A team of researchers led by King's College London has for the first time identified a new gene which may have the ability to prevent HIV, the virus that causes AIDS, from spreading after it enters the body.
Published in Nature today, the study is the first to identify a role for the human MX2 gene in inhibiting HIV. Researchers say this gene could be a new target for effective, less toxic treatments where the body's own natural defence system is mobilised against the virus.
The work was funded by the Medical Research Council and the National Institute for Health Research (NIHR) Biomedical Research Centre at Guy's and St Thomas' NHS Foundation Trust and King's College London. The study was also supported by the Wellcome Trust and European Commission.
Scientists carried out experiments on human cells in the lab, introducing the virus to two different cell lines and observing the effects. In one cell line the MX2 gene was expressed or 'switched on', and in the other it was not, or 'silenced'. They saw that in the cells where MX2 was silenced, the virus replicated and spread. In the cells where the MX2 gene was expressed, the virus was not able to replicate and new viruses were not produced.
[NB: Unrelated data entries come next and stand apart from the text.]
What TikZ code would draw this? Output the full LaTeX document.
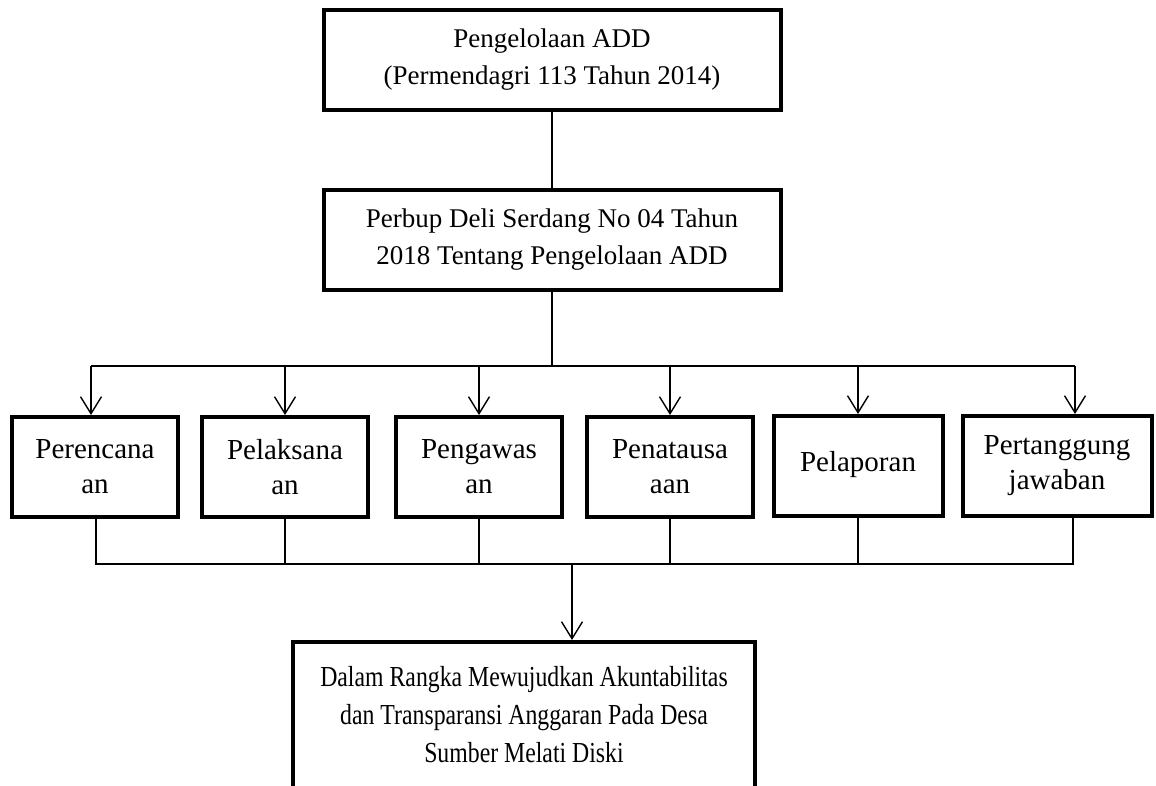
\documentclass[tikz,border=0pt]{standalone}
\usepackage{fontspec}
\setmainfont{Liberation Serif}
\newfontfamily\sempit{Liberation Serif}[FakeStretch=0.82]
\usetikzlibrary{arrows.meta}
\tikzset{
	box_n/.style = {rectangle, draw=black, line width=4pt, align=center,
		inner sep=0pt, font=\fontsize{27}{37}\selectfont},% kotak dasar
	box_b/.style = {box_n, minimum width=457pt, minimum height=100pt},% kotak besar
	box_k/.style = {box_n, minimum width=166pt, minimum height=100pt,
		font=\fontsize{29}{35}\selectfont},% kotak kecil
	box_s/.style = {box_n, minimum width=462pt, minimum height=146pt,
		font=\sempit\fontsize{29}{38}\selectfont},% kotak hasil
	line_n/.style = {draw=black, line width=1.4pt}% garis penghubung
}
\begin{document}
\begin{tikzpicture}[x=1pt,y=-1pt,>={Straight Barb[length=17pt,width=21pt]}]
	\useasboundingbox (0,0) rectangle (1156,786);
	\clip (0,0) rectangle (1156,786);
	\node [box_b] (add) at (552,60) {Pengelolaan ADD\\(Permendagri 113 Tahun 2014)};
	\node [box_b] (perbup) at (552,240) {Perbup Deli Serdang No 04 Tahun\\2018 Tentang Pengelolaan ADD};
	\node [box_k] (p1) at (95,467) {Perencana\\an};
	\node [box_k] (p2) at (285,467) {Pelaksana\\an};
	\node [box_k] (p3) at (479,467) {Pengawas\\an};
	\node [box_k] (p4) at (670,467) {Penatausa\\aan};
	\node [box_k, minimum width=169pt] (p5) at (858,466) {\raisebox{10pt}{Pelaporan}};
	\node [box_k, minimum width=189pt] (p6) at (1057,466) {Pertanggung\\jawaban};
	\node [box_s] (akun) at (524,715)
		{Dalam Rangka Mewujudkan Akuntabilitas\\dan Transparansi Anggaran Pada Desa\\Sumber Melati Diski};
	\coordinate (atasL) at (91,366);
	\coordinate (atasR) at (1075,366);
	\coordinate (bawahL) at (96,564);
	\coordinate (bawahR) at (1073,564);
	\coordinate (tengah) at (572,564);
	% garis ke bawah
	\draw [line_n] (add.south) -- (perbup.north);
	\draw [line_n] (perbup.south) -- (perbup.south |- atasL);
	\draw [line_n] (atasL) -- (atasR);
	\draw [line_n,->] (atasL) -- (atasL |- p1.north);
	\foreach \p in {p2,p3,p4,p5}
		\draw [line_n,->] (\p.north |- atasL) -- (\p.north);
	\draw [line_n,->] (atasR) -- (atasR |- p6.north);
	% garis gabungan
	\draw [line_n] (bawahL |- p1.south) -- (bawahL) -- (bawahR) -- (bawahR |- p6.south);
	\foreach \p in {p2,p3,p4,p5}
		\draw [line_n] (\p.south) -- (\p.south |- bawahL);
	\draw [line_n,->] (tengah) -- (tengah |- akun.north);
\end{tikzpicture}
\end{document}
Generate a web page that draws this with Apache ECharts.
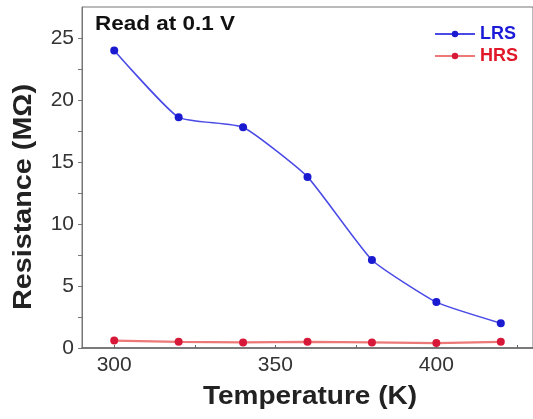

The work was led by Dr Caroline Goujon and Professor Mike Malim at the Department of Infectious Diseases, King's College London. Professor Malim said: "This is an extremely exciting finding which advances our understanding of how HIV virus interacts with the immune system and opens up opportunities to develop new therapies to treat the disease. Until now we knew very little about the MX2 gene, but now we recognise both its potent anti-viral function and a key point of vulnerability in the life cycle of HIV.
"Developing drugs to stimulate the body's natural inhibitors is a very important approach because you are triggering a natural process and therefore won't have the problem of drug resistance. There are two possible routes – it may be possible to develop either a molecule that mimics the role of MX2 or a drug which activates the gene's natural capabilities.
"Although people with HIV are living longer, healthier lives with the virus thanks to current effective treatments, they can often be toxic for the body and drug resistance can become an issue with long-term use.
It is important to continue to find new ways of mobilising the body's natural defence systems and this gene appears to be a key player in establishing viral control in people with HIV."